Das mag auch daran liegen, dass die PSU-Helfer allesamt selbst ehrenamtlich bei Feuerwehren oder im Rettungsdienst tätig sind, selbst die Einsatzgeschehen kennen und eigene Erfahrungen mit belastenden Situationen gemacht haben. Dennoch war es gerade in den Anfangsjahren mühsam, den bewährten Weinbrand gegen die neue, professionelle Hilfe aus den Köpfen zu verdrängen, zeigt der Blick in die Statistik.

Wurde das Team im Gründungsjahr 2005 drei Mal zur Hilfe gerufen, waren es in diesem Jahr bereits 26 Einsätze. Und die können unterschiedliche Ursachen haben, spricht Robert Gall, stellvertretender Leiter des PSU-Teams, aus eigener Erfahrung: "Teilweise können es ganz lapidare Einsätze sein, die ganz alte Erlebnisse wieder hervorrufen. Das kann eine Kleinigkeit sein, ein am Einsatzort herumliegender Kindersitz, ein bestimmter Geruch oder auch ein Symbol, das dann die Brücke zu unverarbeiteten Erlebnissen schlägt."

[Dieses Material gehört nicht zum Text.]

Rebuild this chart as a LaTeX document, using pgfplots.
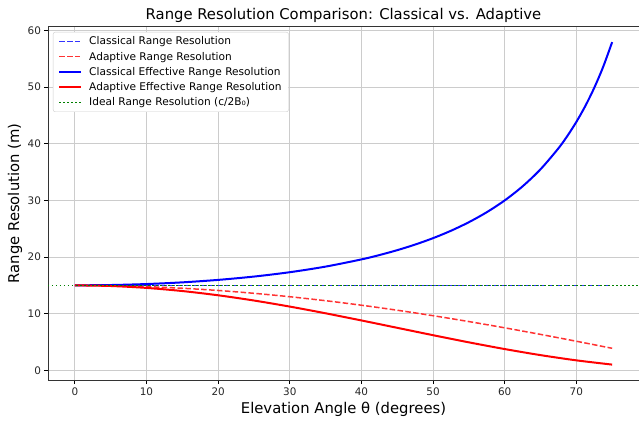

Einsatzerlebnisse, wie bei der Loveparade 2010 in Duisburg, bei einem vereitelten Amoklauf in Sankt Augustin und dem Einsturz des Stadtarchivs 2009, aber auch im Rahmen des Papstbesuches 2005 und der Fußball-WM 2006. Nicht immer gelinge es, Erlebnisse zu verarbeiten, manchmal steigen Ehrenamtliche auch ganz aus dem Dienst aus, sagt Gall, etwa nach der Loveparade 2010: "Wenn man danach in die Gesichter der Helfer schaut hat - das war erschreckend." Daher setzt die Psychosoziale Unterstützung bewusst frühzeitig auf Sensibilisierung, in der Ausbildung der Feuerwehreinsatzkräfte und auch der Führungskräfte.